Num dado momento, um dos condenados, extremado pelos espasmos
arrastou-se na direção da porta iluminada: aí, porém, por um normal fato
fisiológico, morreu envolvido pelos vapores quentes. Àquela visão, o vigia, num
ímpeto de entusiasmo, decidiu substituir o pusilânime, reintegrando o número
dos quarenta: livrando-se das roupas, proclamou-se cristão e estendeu-se sobre
o gelo entre os outros condenados.
A manhã do dia seguinte iluminou uma extensão de cadáveres. Um só
continuava vivo: era o mais jovem, um adolescente a quem algum documento dá o
nome de Melitão. A tenacidade por viver assombrou sua mãe, cristã de fé
admirável que esteve presente quando os cadáveres foram carregados sobre o
carro para serem levados à cremação: ao ver seu filho deixado de lado porque
ainda estava vivo, ela tomou-o entre os braços e levou-o por si mesma ao carro,
para que a sua criatura não fosse defraudada do coro comum. Aqueles braços que
alguns anos antes o tinham carregado como criança lactante, carregavam-no como
agora atleta triunfante. Naquele amplexo materno, o adolescente expirou.
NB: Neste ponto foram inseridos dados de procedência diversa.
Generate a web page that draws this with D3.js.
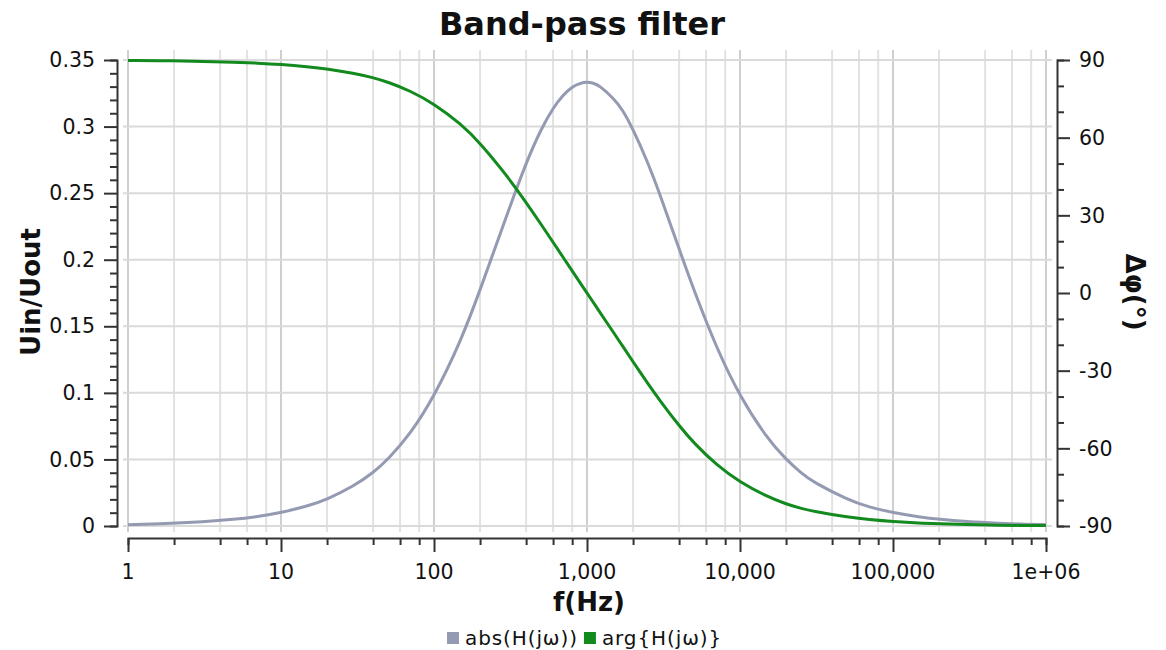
<!DOCTYPE html>
<html>
<head>
<meta charset="utf-8">
<script src="https://cdn.jsdelivr.net/npm/d3@7"></script>
<style>
  body { margin: 0; background: #fff; }
  svg text { font-family: "DejaVu Sans", sans-serif; fill: #111; }
</style>
</head>
<body>
<svg id="chart" width="1166" height="650"></svg>
<script>
// Frequencies (Hz)
const freqs = [1, 2, 3, 5, 7, 10, 15, 20, 30, 40, 50, 70, 100, 150, 200, 300, 400, 500, 600, 700, 800, 900, 1000,
  1100, 1200, 1500, 1700, 2000, 2500, 3000, 4000, 5000, 7000, 10000, 15000, 20000, 25000, 30000, 50000, 70000,
  100000, 150000, 200000, 300000, 500000, 700000, 1000000];

// abs(H(jw)) - left axis
const absValues = [0.001, 0.002, 0.003, 0.005, 0.007, 0.010, 0.015, 0.020, 0.030, 0.040, 0.050, 0.069, 0.097, 0.139, 0.177, 0.234, 0.273, 0.298, 0.314, 0.324, 0.330, 0.3325, 0.3336,
  0.3326, 0.331, 0.321, 0.313, 0.298, 0.273, 0.249, 0.208, 0.177, 0.134, 0.097, 0.066, 0.050, 0.040, 0.033, 0.020, 0.014,
  0.010, 0.0067, 0.005, 0.0033, 0.002, 0.0014, 0.001];

// arg{H(jw)} in degrees - right axis
const argValues = [89.8, 89.7, 89.5, 89.1, 88.8, 88.3, 87.4, 86.6, 84.9, 83.2, 81.5, 78.1, 73.1, 65.3, 58.0, 45.3, 35.0, 26.6, 19.6, 13.7, 8.5, 4.0, 0,
  -3.6, -7.0, -15.5, -20.3, -26.6, -35.0, -41.6, -51.3, -58.0, -66.4, -73.1, -78.6, -81.5, -83.2, -84.3, -86.6, -87.5,
  -88.3, -88.9, -89.1, -89.4, -89.7, -89.8, -89.8];

const xTickLabels = ["1", "10", "100", "1,000", "10,000", "100,000", "1e+06"];
const leftTicks = [0, 0.05, 0.1, 0.15, 0.2, 0.25, 0.3, 0.35];
const rightTicks = [-90, -60, -30, 0, 30, 60, 90];

const absColor = "#959ab3";
const argColor = "#128a1e";

const svg = d3.select("#chart");

const x = d3.scaleLog().domain([1, 1e6]).range([128, 1046]);
const yL = d3.scaleLinear().domain([0, 0.35]).range([526, 60]);
const yR = d3.scaleLinear().domain([-90, 90]).range([526, 60]);

// minor log ticks: 1,2,4,6,8 per decade
const logTicks = [];
for (let e = 0; e < 6; e++) {
  [1, 2, 4, 6, 8].forEach(m => logTicks.push(m * Math.pow(10, e)));
}
logTicks.push(1e6);
const decades = d3.range(0, 7).map(e => Math.pow(10, e));

// grid
const grid = svg.append("g");
grid.selectAll(".vg")
  .data(logTicks)
  .enter().append("line")
  .attr("x1", d => x(d)).attr("x2", d => x(d))
  .attr("y1", 50).attr("y2", 532)
  .attr("stroke", d => decades.includes(d) ? "#cfcfcf" : "#e2e2e2")
  .attr("stroke-width", 2);
grid.selectAll(".hg")
  .data(leftTicks)
  .enter().append("line")
  .attr("x1", 123).attr("x2", 1052)
  .attr("y1", d => yL(d)).attr("y2", d => yL(d))
  .attr("stroke", "#dadada")
  .attr("stroke-width", 2);

// axes
const axisColor = "#333";
const tickFont = "20.5px";

const leftAxis = svg.append("g").attr("transform", "translate(117,0)");
leftAxis.call(d3.axisLeft(yL).tickValues(d3.range(0, 0.3501, 0.01)).tickSize(7).tickFormat(""));
leftAxis.call(g => g.selectAll(".tick").filter(d => leftTicks.some(t => Math.abs(t - d) < 1e-6))
  .select("line").attr("x2", -13));
leftAxis.append("g").selectAll("text")
  .data(leftTicks)
  .enter().append("text")
  .attr("x", -22).attr("y", d => yL(d))
  .attr("dy", "0.35em")
  .attr("text-anchor", "end")
  .style("font-size", tickFont)
  .text(d => d === 0 ? "0" : d3.format("")(+d.toFixed(2)));

const rightAxis = svg.append("g").attr("transform", "translate(1057,0)");
rightAxis.call(d3.axisRight(yR).tickValues(d3.range(-90, 91, 10)).tickSize(7).tickFormat(""));
rightAxis.call(g => g.selectAll(".tick").filter(d => d % 30 === 0)
  .select("line").attr("x2", 13));
rightAxis.append("g").selectAll("text")
  .data(rightTicks)
  .enter().append("text")
  .attr("x", 22).attr("y", d => yR(d))
  .attr("dy", "0.35em")
  .style("font-size", tickFont)
  .text(d => d);

const bottomAxis = svg.append("g").attr("transform", "translate(0,538)");
bottomAxis.call(d3.axisBottom(x).tickValues(logTicks).tickSize(7).tickFormat(""));
bottomAxis.call(g => g.selectAll(".tick").filter(d => decades.includes(d))
  .select("line").attr("y2", 14));
bottomAxis.append("g").selectAll("text")
  .data(decades)
  .enter().append("text")
  .attr("x", d => x(d)).attr("y", 34)
  .attr("dy", "0.35em")
  .attr("text-anchor", "middle")
  .style("font-size", tickFont)
  .text((d, i) => xTickLabels[i]);

[leftAxis, rightAxis, bottomAxis].forEach(g => {
  g.selectAll(".domain").attr("stroke", axisColor).attr("stroke-width", 2);
  g.selectAll(".tick line").attr("stroke", axisColor).attr("stroke-width", 2);
});

// lines
const absLine = d3.line()
  .x((d, i) => x(freqs[i]))
  .y(d => yL(d))
  .curve(d3.curveBasis);
const argLine = d3.line()
  .x((d, i) => x(freqs[i]))
  .y(d => yR(d))
  .curve(d3.curveBasis);

svg.append("path")
  .datum(absValues)
  .attr("d", absLine)
  .attr("fill", "none")
  .attr("stroke", absColor)
  .attr("stroke-width", 3);

svg.append("path")
  .datum(argValues)
  .attr("d", argLine)
  .attr("fill", "none")
  .attr("stroke", argColor)
  .attr("stroke-width", 3);

// titles
svg.append("text")
  .attr("x", 582).attr("y", 35)
  .attr("text-anchor", "middle")
  .style("font-size", "32px").style("font-weight", "bold")
  .text("Band-pass filter");

svg.append("text")
  .attr("x", 589).attr("y", 611)
  .attr("text-anchor", "middle")
  .style("font-size", "26px").style("font-weight", "bold")
  .text("f(Hz)");

svg.append("text")
  .attr("transform", "translate(40,292) rotate(-90)")
  .attr("text-anchor", "middle")
  .style("font-size", "26px").style("font-weight", "bold")
  .text("Uin/Uout");

svg.append("text")
  .attr("transform", "translate(1126,292) rotate(90)")
  .attr("text-anchor", "middle")
  .style("font-size", "26px").style("font-weight", "bold")
  .text("Δφ(°)");

// legend
const legendItems = [
  { label: "abs(H(jω))", color: absColor },
  { label: "arg{H(jω)}", color: argColor }
];
const legend = svg.append("g").attr("transform", "translate(447,638)");
let lx = 0;
legendItems.forEach(item => {
  legend.append("rect")
    .attr("x", lx).attr("y", -6)
    .attr("width", 12).attr("height", 12)
    .attr("fill", item.color);
  const t = legend.append("text")
    .attr("x", lx + 18).attr("y", 0)
    .attr("dy", "0.35em")
    .style("font-size", "20px")
    .style("letter-spacing", "0.9px")
    .text(item.label);
  lx += 18 + t.node().getComputedTextLength() + 6;
});
</script>
</body>
</html>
O vigia convertido é chamado Agláios em alguns documentos. Comparações
feitas, confrontando os vários testemunhos levaram a suspeitar que o pusilânime
que abandonou o combate e morreu às portas das termas, fosse justamente
Melézio, o escritor do "testamento"; mas isso é apenas conjectura. A
narração deixa lugar a dúvidas quanto a alguns particulares, mas em seu
conjunto pode ser aceita com segurança.
A veneração dos Quarenta Mártires foi muito popular no oriente. Também
no ocidente, no final do mesmo século, fala deles Gaudêncio de Bréscia, que era
particularmente informado das coisas do oriente. Além disso, em Roma, cenas do
martírio deles ainda são conservadas num afresco do século VII-VIII.